Aber angesichts des verstümmelten Leichnams seines Vaters schwankte der junge Offizier nicht in seinem Entschluss. Das Gefühl der Pflicht besiegte alle anderen Empfindungen, die in seiner Brust auftauchten. Er folgte willig der inneren Stimme, die ihm zuflüsterte: »Tue, was du musst, mag geschehen, was da wolle!«

Der Mond stand schon hoch am Himmel, als Don Rafael die peinliche Aufgabe vollendet hatte, ein Grab für seinen ermordeten Vater zu graben.
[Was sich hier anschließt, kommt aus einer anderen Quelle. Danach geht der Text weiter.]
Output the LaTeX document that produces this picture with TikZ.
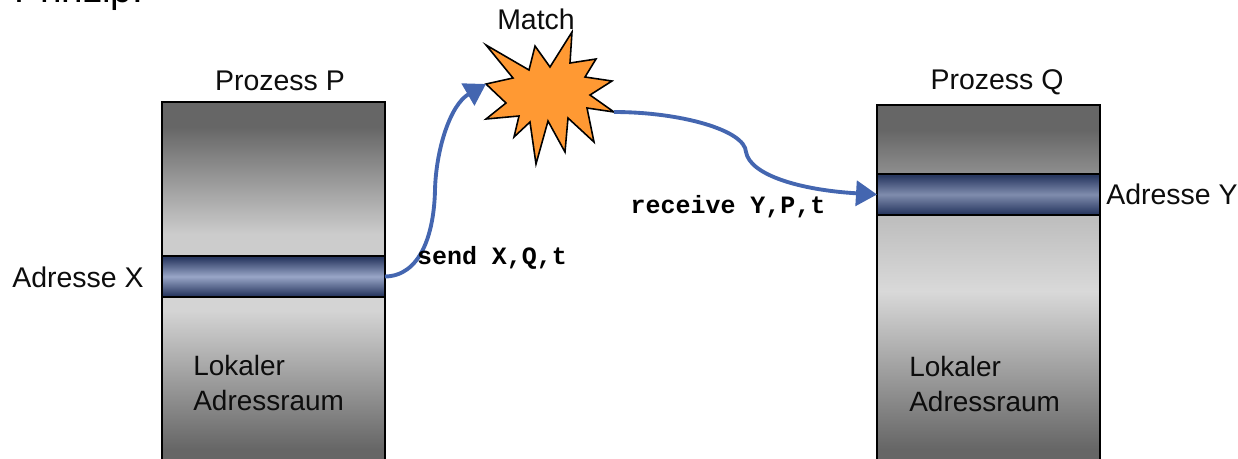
\documentclass[tikz,border=0pt]{standalone}
\usepackage{fontspec}
\setmainfont{Liberation Sans}
\setmonofont{Liberation Mono}
\usepackage{xcolor}
\usepackage{tikz}
\definecolor{arrowcolor}{RGB}{68, 102, 176}
\definecolor{starcolor}{RGB}{255, 153, 51}
\usetikzlibrary{arrows.meta, positioning, calc}
\pgfdeclareverticalshading{upperP}{100bp}{rgb(0bp)=(.80,.80,.80); rgb(32bp)=(.80,.80,.80); rgb(67bp)=(.40,.40,.40); rgb(100bp)=(.40,.40,.40)}
\pgfdeclareverticalshading{upperQ}{100bp}{rgb(0bp)=(.56,.56,.56); rgb(25bp)=(.56,.56,.56); rgb(57bp)=(.40,.40,.40); rgb(100bp)=(.40,.40,.40)}
\pgfdeclareverticalshading{lowerP}{100bp}{rgb(0bp)=(.40,.40,.40); rgb(31bp)=(.40,.40,.40); rgb(71bp)=(.83,.83,.83); rgb(100bp)=(.83,.83,.83)}
\pgfdeclareverticalshading{lowerQ}{100bp}{rgb(0bp)=(.40,.40,.40); rgb(29bp)=(.40,.40,.40); rgb(60bp)=(.85,.85,.85); rgb(75bp)=(.74,.74,.74); rgb(100bp)=(.74,.74,.74)}
\pgfdeclareverticalshading{bandP}{100bp}{rgb(0bp)=(.16,.22,.38); rgb(27bp)=(.16,.22,.38); rgb(50bp)=(.60,.65,.78); rgb(73bp)=(.16,.22,.38); rgb(100bp)=(.16,.22,.38)}
\pgfdeclareverticalshading{bandQ}{100bp}{rgb(0bp)=(.16,.22,.38); rgb(27bp)=(.16,.22,.38); rgb(50bp)=(.50,.55,.68); rgb(73bp)=(.16,.22,.38); rgb(100bp)=(.16,.22,.38)}

\begin{document}
\begin{tikzpicture}[
    x=0.02cm, y=-0.02cm,
    boxpart/.style={rectangle, draw=black, line width=0.7pt, minimum width=4.46cm, inner sep=0pt, outer sep=0pt},
    band/.style={boxpart, minimum height=0.82cm},
    label/.style={font=\fontsize{16.2}{19.8}\selectfont, inner sep=0pt, text=black!95},
    local/.style={font=\fontsize{15.9}{19.8}\selectfont, inner sep=0pt, text=black!95, align=left, anchor=north west, text width=3.5cm},
    code/.style={font=\ttfamily\bfseries\fontsize{14.2}{16}\selectfont, inner sep=0pt},
    flow/.style={-{Triangle[length=0.42cm, width=0.5cm]}, line width=2.2pt, arrowcolor}
]
    \useasboundingbox (0,0) rectangle (1238,458);
    % Prozess P
    \node[boxpart, minimum height=3.08cm, shading=upperP] (topP) at (273.5,179) {};
    \node[boxpart, minimum height=3.46cm, shading=lowerP] (lowP) at (273.5,383.5) {};
    \node[band, shading=bandP] (bandP) at (273.5,276.5) {};
    \node[label] (nameP) at (280,81) {Prozess P};
    \node[label] (addrX) at (78,277) {Adresse X};
    \node[local] (localP) at (193,355) {Lokaler\\Adressraum};

    % Prozess Q
    \node[boxpart, minimum height=1.38cm, shading=upperQ] (topQ) at (988.5,139.5) {};
    \node[boxpart, minimum height=5.1cm, shading=lowerQ] (lowQ) at (988.5,342) {};
    \node[band, shading=bandQ] (bandQ) at (988.5,194.5) {};
    \node[label] (nameQ) at (997,82) {Prozess Q};
    \node[label] (addrY) at (1172,194) {Adresse Y};
    \node[local] (localQ) at (909,356) {Lokaler\\Adressraum};

    % Match
    \draw[black, line width=0.9pt, fill=starcolor, line join=miter]
        (486,45) -- (529,70) -- (535,46) -- (550,67) -- (572,32) -- (570,63)
        -- (596,59) -- (585,77) -- (612,81) -- (590,95) -- (614,112) -- (587,108)
        -- (594,142) -- (568,118) -- (565,152) -- (548,121) -- (536,164) -- (530,122)
        -- (514,137) -- (519,116) -- (486,119) -- (506,103) -- (486,84) -- (513,78) -- cycle;
    \coordinate (starIn) at (486,84);
    \coordinate (starOut) at (614,112);
    \node[label] (match) at (536,19) {Match};

    % Messages
    \draw[flow] (bandP.east) .. controls (420,276) and (434,235) .. (435,190)
        .. controls (436,150) and (450,105) .. (starIn);
    \draw[flow] (starOut) .. controls (680,112) and (745,130) .. (746,152)
        .. controls (750,175) and (800,190) .. (bandQ.west);
    \node[code] (send) at (492,258) {send X,Q,t};
    \node[code] (receive) at (728,207) {receive Y,P,t};

    \node[font=\fontsize{22}{26}\selectfont, anchor=base west, inner sep=0pt] (title) at (14,2) {Prinzip:};
\end{tikzpicture}
\end{document}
Ehrfurchtsvoll hob er den toten Körper auf und trug ihn in die Gruft. Dann löste er den Kopf vom Pfosten und legte ihn an die Stelle, die er im Leben am Rumpf eingenommen hatte. Nachdem dies geschehen war, zog Don Rafael unter seinem Hemd die lange Haarflechte der Geliebten hervor, nahm die von ihren Händen gestickte weiße Schärpe von seinen Schultern und legte diese Pfänden seiner Liebe nicht weniger ehrfurchtsvoll neben die teuren Überreste seines Vaters.

Dann warf er mit konvulsivisch zuckenden Händen die ausgegrabene Erde wieder in die Grube.

Er begrub in derselben seine teuersten Hoffnungen.

Nach wenigen Minuten bestieg er sein Pferd und sprengte in die Richtung nach Oajaca.